Sikkat Al Hedaya, Doha
There is a chill in the air and a gusty breeze. It feels grey, even though there are no clouds in the sky.
I have decided to do my own stitching; to make my own patchwork quilt; seven along and seven down, from A1 to G7. Seven is a nice number. The quilt will keep me warm and I will pass it on to my children when it gets tattered. They can see to its repair when I am old.
Stitching the city is the topic of the moment in Al Asmakh – the neighbourhood of the deaf sheikh
– but so often it seems that things do not come together, as fast or as connectedly as one would hope. So here I am.
My first patchwork square begins just off Al Asmakh, the voluminously curved street which takes its shape from a millennia-old wadi, flowing down to Doha Bay.
It is a street with no name (I will find its name) and there is a saloon, a shop full of dusty TV’s, two no parking signs and some bins. If I carried on straight it would take me on a magical journey, looking into the future, wandering through one of loveliest, most characterful pieces of city I know, one small block south of the busy Msheireb St; amongst quietness and echoing morning sounds, not cars. But instead I turn South on Sikkat al Hedaya (I will find out what Hedaya means).
I gravitate naturally to the large house on this small street, number five. I start to draw. Its ogee arch with a simple rosette is nice, and I think it would be even nicer if it was repaired and cleaned up, provided it didn’t lose its patina.
Its door is not one of the special old ones; for all I know it may have been knocked together in the 70’s or ‘80’s when the original one fell off its hinges. But as I look carefully amongst the mediocre woodwork of its almost-symmetry I realize that even this unremarkable door contains a door-within-a-door on the right hand side. This is the small door (I will find out its name in Arabic) which people say was used as the everyday entry, to make visitors look down as they came in, giving time for the women of the house to hide themselves in the private parts of the house.
The house is a classic; its only windows are to the majlis on the left – five in a row. It is a grand house (I will find out who lived there). The fact that it has been rendered at some point in ‘pebble dash’ texture could be remedied. What drew my eye to begin with was its projecting cornice of corrugated metal, an accidental celebration of entry, giving grandeur to the central portion of this pleasantly asymmetric house. The pipes on the outside are also appealing, even though if renovated, I have to admit they would probably be replaced by something invisible.

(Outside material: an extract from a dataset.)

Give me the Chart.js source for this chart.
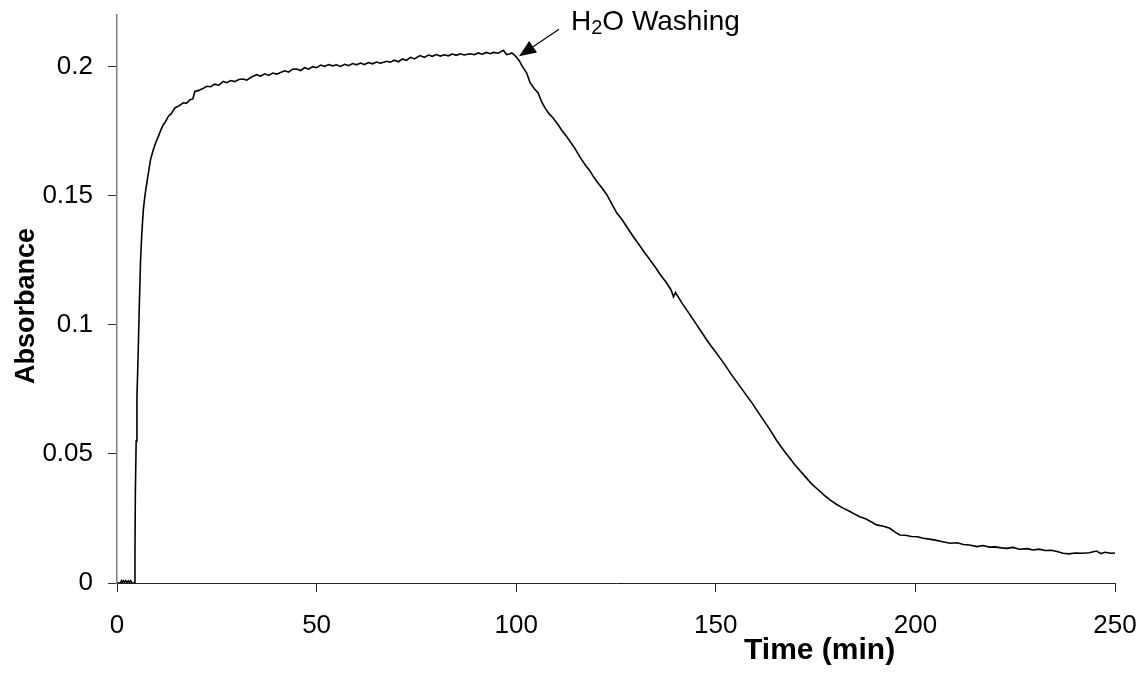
<!DOCTYPE html>
<html>
<head>
<meta charset="utf-8">
<script src="https://cdn.jsdelivr.net/npm/chart.js@4.4.1/dist/chart.umd.min.js"></script>
<style>
  html, body { margin: 0; padding: 0; background: #ffffff; }
  #wrap { width: 1144px; height: 679px; }
</style>
</head>
<body>
<div id="wrap"><canvas id="c" width="1144" height="679"></canvas></div>
<script>
// Absorbance trace: loading phase, plateau, then water washing.
const timeMin = [
  0, 0.5, 0.9, 1.1, 1.3, 1.6, 1.9, 2.2, 2.5, 2.8, 3.1, 3.4, 3.7, 4.0, 4.4,
  4.5, 4.6, 4.8, 5.0, 5.26, 5.6, 5.9, 6.2, 6.6, 7.0, 7.6, 8.4, 9.1, 9.7, 10.35,
  11.0, 11.6, 12.2, 12.85, 13.6, 14.5, 15.5, 16.6, 17.4, 18.3, 19.0, 19.5, 20.5, 21.5, 22.5,
  23.5, 24.5, 25.5, 26.6, 27.5, 28.5, 29.5, 30.5, 31.6, 32.5, 33.5, 35, 36, 37, 38,
  39, 40, 40.8, 42, 43, 44, 45, 46, 47, 48, 49, 50, 51, 52, 53,
  54, 55, 56, 57, 58, 59, 60, 61, 62, 63, 64, 65, 66, 67.6, 68.5,
  69.5, 70.5, 71.5, 72.5, 73.5, 74.5, 75.9, 77, 78, 79, 80, 81, 82, 83, 84,
  85, 86, 87, 88.4, 89.5, 90.5, 91.5, 92.5, 93.5, 94.3, 95.5, 96.8, 97.6, 98.3, 98.9,
  99.5, 100.1, 100.8, 101.5, 102.6, 103.5, 104.5, 105.5, 106.3, 107.2, 108.2, 109.3, 110.5, 111.5, 112.5,
  113.5, 114.5, 115.5, 116.4, 117.4, 118.4, 119.3, 120.3, 121.5, 122.7, 123.8, 125.2, 126.5, 127.9, 129.3,
  130.7, 132.1, 133.5, 134.9, 136.3, 137.7, 138.8, 139.4, 139.9, 140.5, 141.5, 142.7, 144, 145.3, 146.5,
  147.7, 148.9, 150.1, 151.2, 152.3, 153.7, 155.2, 156.6, 158, 159.4, 160.8, 162.2, 163.6, 165.2, 166.9,
  168.3, 169.7, 171.1, 172.5, 174, 175.5, 177, 178.6, 180.2, 181.9, 183.5, 185, 186.1, 187.5, 189,
  190.3, 192, 193.6, 195, 196.1, 197.5, 199, 200.5, 202, 203.5, 205, 206.5, 208.7, 210.5, 212,
  213.5, 215.4, 217, 218.5, 220, 221.5, 222.9, 224.5, 226, 228, 229.5, 231, 232.5, 234, 235.5,
  237, 238.5, 240, 242, 243.5, 245.4, 246.5, 247.5, 249, 250
];
const absorbance = [
  0, 0, 0, 0.0008, 0.0002, 0.0009, 0.0002, 0.0009, 0.0002, 0.0008, 0.0002, 0.0009, 0.0001, 0, 0,
  0.012, 0.035, 0.055, 0.072, 0.0864, 0.108, 0.125, 0.135, 0.1446, 0.150, 0.1562, 0.164, 0.1678, 0.1705, 0.173,
  0.1755, 0.1775, 0.1788, 0.1807, 0.1818, 0.184, 0.1848, 0.186, 0.1858, 0.1872, 0.1875, 0.1904, 0.1908, 0.1915, 0.1924,
  0.1922, 0.1932, 0.1928, 0.1943, 0.1938, 0.1946, 0.1942, 0.1950, 0.1952, 0.1948, 0.1958, 0.1969, 0.1963, 0.1972, 0.1966,
  0.1975, 0.1971, 0.1976, 0.1984, 0.1979, 0.1990, 0.1991, 0.1985, 0.1996, 0.1990, 0.2000, 0.1996, 0.2006, 0.2001, 0.2008,
  0.2003, 0.2007, 0.2001, 0.2009, 0.2004, 0.2012, 0.2007, 0.2014, 0.2008, 0.2016, 0.2011, 0.2018, 0.2013, 0.2021, 0.2017,
  0.2025, 0.2019, 0.2030, 0.2024, 0.2036, 0.2030, 0.2043, 0.2036, 0.2045, 0.2040, 0.2047, 0.2041, 0.2046, 0.2042, 0.2049,
  0.2044, 0.2050, 0.2045, 0.2050, 0.2046, 0.2053, 0.2048, 0.2055, 0.2050, 0.2055, 0.2052, 0.2063, 0.2047, 0.2049, 0.2053,
  0.2046, 0.2036, 0.2022, 0.2002, 0.1976, 0.1937, 0.1915, 0.1898, 0.1866, 0.1840, 0.1818, 0.1800, 0.1775, 0.1752, 0.1732,
  0.1710, 0.1688, 0.1662, 0.1640, 0.1617, 0.1598, 0.1575, 0.1553, 0.1530, 0.1504, 0.1472, 0.1433, 0.1408, 0.1375, 0.1342,
  0.1312, 0.1281, 0.1252, 0.1222, 0.1190, 0.1162, 0.1135, 0.1108, 0.1125, 0.1110, 0.1085, 0.1058, 0.1028, 0.0998, 0.0970,
  0.0942, 0.0916, 0.0892, 0.0868, 0.0845, 0.0812, 0.0780, 0.0750, 0.0720, 0.0690, 0.0657, 0.0625, 0.0593, 0.0553, 0.0516,
  0.0488, 0.0460, 0.0435, 0.0410, 0.0384, 0.0363, 0.0342, 0.0322, 0.0305, 0.0290, 0.0278, 0.0265, 0.0257, 0.0249, 0.0236,
  0.0225, 0.0220, 0.0212, 0.0196, 0.0186, 0.0185, 0.0180, 0.0179, 0.0173, 0.0170, 0.0166, 0.0161, 0.0154, 0.0156, 0.0149,
  0.0147, 0.0141, 0.0145, 0.0139, 0.0140, 0.0136, 0.0134, 0.0138, 0.0131, 0.0133, 0.0128, 0.0131, 0.0126, 0.0127, 0.0122,
  0.0115, 0.0113, 0.0116, 0.0115, 0.0117, 0.0124, 0.0114, 0.0119, 0.0115, 0.0116
];

const xTickValues = [0, 50, 100, 150, 200, 250];
const xTickLabels = ['0', '50', '100', '150', '200', '250'];
const yTickValues = [0, 0.05, 0.1, 0.15, 0.2];
const yTickLabels = ['0', '0.05', '0.1', '0.15', '0.2'];

const xTitle = 'Time (min)';
const yTitle = 'Absorbance';
const notePoint = { x: 100.7, y: 0.204 };   // where the washing step begins

const FONT = '"Liberation Sans", Arial, Helvetica, sans-serif';

const points = timeMin.map((t, i) => ({ x: t, y: absorbance[i] }));

// Arrow + "H2O Washing" label, and both axis titles
const notesPlugin = {
  id: 'notes',
  afterDraw(chart) {
    const { ctx, chartArea } = chart;
    const xs = chart.scales.x, ys = chart.scales.y;
    const tipX = xs.getPixelForValue(notePoint.x);
    const tipY = ys.getPixelForValue(notePoint.y);
    ctx.save();
    // arrow
    const sx = tipX + 40, sy = tipY - 27;
    const ang = Math.atan2(tipY - sy, tipX - sx);
    const headLen = 17, headHalf = 7;
    const bx = tipX - headLen * Math.cos(ang), by = tipY - headLen * Math.sin(ang);
    ctx.strokeStyle = '#000';
    ctx.lineWidth = 1.2;
    ctx.beginPath();
    ctx.moveTo(sx, sy);
    ctx.lineTo(bx, by);
    ctx.stroke();
    ctx.fillStyle = '#000';
    ctx.beginPath();
    ctx.moveTo(tipX, tipY);
    ctx.lineTo(bx + headHalf * Math.sin(ang), by - headHalf * Math.cos(ang));
    ctx.lineTo(bx - headHalf * Math.sin(ang), by + headHalf * Math.cos(ang));
    ctx.closePath();
    ctx.fill();
    // label with subscript
    let x = tipX + 52;
    const base = tipY - 26.7;
    ctx.textBaseline = 'alphabetic';
    ctx.textAlign = 'left';
    ctx.font = '28px ' + FONT;
    ctx.fillText('H', x, base);
    x += ctx.measureText('H').width;
    ctx.font = '20px ' + FONT;
    ctx.fillText('2', x, base + 4);
    x += ctx.measureText('2').width;
    ctx.font = '28px ' + FONT;
    ctx.fillText('O Washing', x, base);
    // x-axis title
    ctx.font = 'bold 30px ' + FONT;
    ctx.textAlign = 'center';
    ctx.textBaseline = 'middle';
    ctx.fillText(xTitle, chartArea.left + 0.704 * (chartArea.right - chartArea.left), 651);
    // y-axis title
    ctx.font = 'bold 27px ' + FONT;
    ctx.translate(27, (chartArea.top + chartArea.bottom) / 2 + 7);
    ctx.rotate(-Math.PI / 2);
    ctx.fillText(yTitle, 0, 0);
    ctx.restore();
  }
};

new Chart(document.getElementById('c'), {
  type: 'line',
  data: {
    datasets: [{
      data: points,
      borderColor: '#000000',
      borderWidth: 1.6,
      pointRadius: 0,
      tension: 0,
      fill: false
    }]
  },
  options: {
    responsive: false,
    animation: false,
    devicePixelRatio: 1,
    layout: { padding: { left: 0, right: 29, top: 15, bottom: 0 } },
    plugins: { legend: { display: false }, tooltip: { enabled: false } },
    scales: {
      x: {
        type: 'linear',
        min: 0, max: 250,
        afterBuildTicks: s => { s.ticks = xTickValues.map(v => ({ value: v })); },
        afterFit: s => { s.height = 96; s.paddingLeft = 0; s.paddingRight = 0; },
        ticks: {
          color: '#000',
          font: { family: FONT, size: 26 },
          padding: 18,
          maxRotation: 0,
          callback: (v) => xTickLabels[xTickValues.indexOf(v)]
        },
        grid: { drawOnChartArea: false, drawTicks: true, tickLength: 9, color: '#222', lineWidth: 1 },
        border: { color: '#222', width: 1 }
      },
      y: {
        type: 'linear',
        min: 0, max: 0.22,
        afterBuildTicks: s => { s.ticks = yTickValues.map(v => ({ value: v })); },
        afterFit: s => { s.width = 117; s.paddingTop = 0; s.paddingBottom = 0; },
        ticks: {
          color: '#000',
          font: { family: FONT, size: 26 },
          padding: 15,
          callback: (v) => yTickLabels[yTickValues.indexOf(v)]
        },
        grid: { drawOnChartArea: false, drawTicks: true, tickLength: 9, color: '#333', lineWidth: 1 },
        border: { color: '#808080', width: 1.5 }
      }
    }
  },
  plugins: [notesPlugin]
});
</script>
</body>
</html>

As ever when I stop, stand and draw, I start to listen. The bin lorry is gently grinding on no name street. Gutteral ablution sounds from within are intermittent. A blue plastic bag has wafted past me to the left and is now returning to the right, making a whispering sound as it goes. Two perfect pigeons walk by; a married couple in this neighbourhood of ‘batchelors’. They are smaller than English pigeons and are tinted, it seems to me, with the pink of Qatari stone. I hear them cooing softly even though they go by in silence. Suddenly a sharp click. The door opens but no person appears; nothing. I try to carry on regardless but I find this strange; how did the door open ? I am too shy to investigate and keep my head down, shading in the darkness of the cornice above the door with my HB lead. After many minutes, when I am not looking, a blue shirt and a bright smile appears from inside, nods and goes off to work.
As I pack up to leave – only then – do I see that inside the car beside me, masked by reflections on the glass, is a man, motionless and still. Is he asleep, is he reading ? There are fractional movements from time to time, but I cannot tell. I felt solitary, all these minutes from 6.59 to 7.48, but someone was there all along, just beside me.
As I leave I think to myself, of course the city is full of things we do not notice, but it is good to notice them from time to time.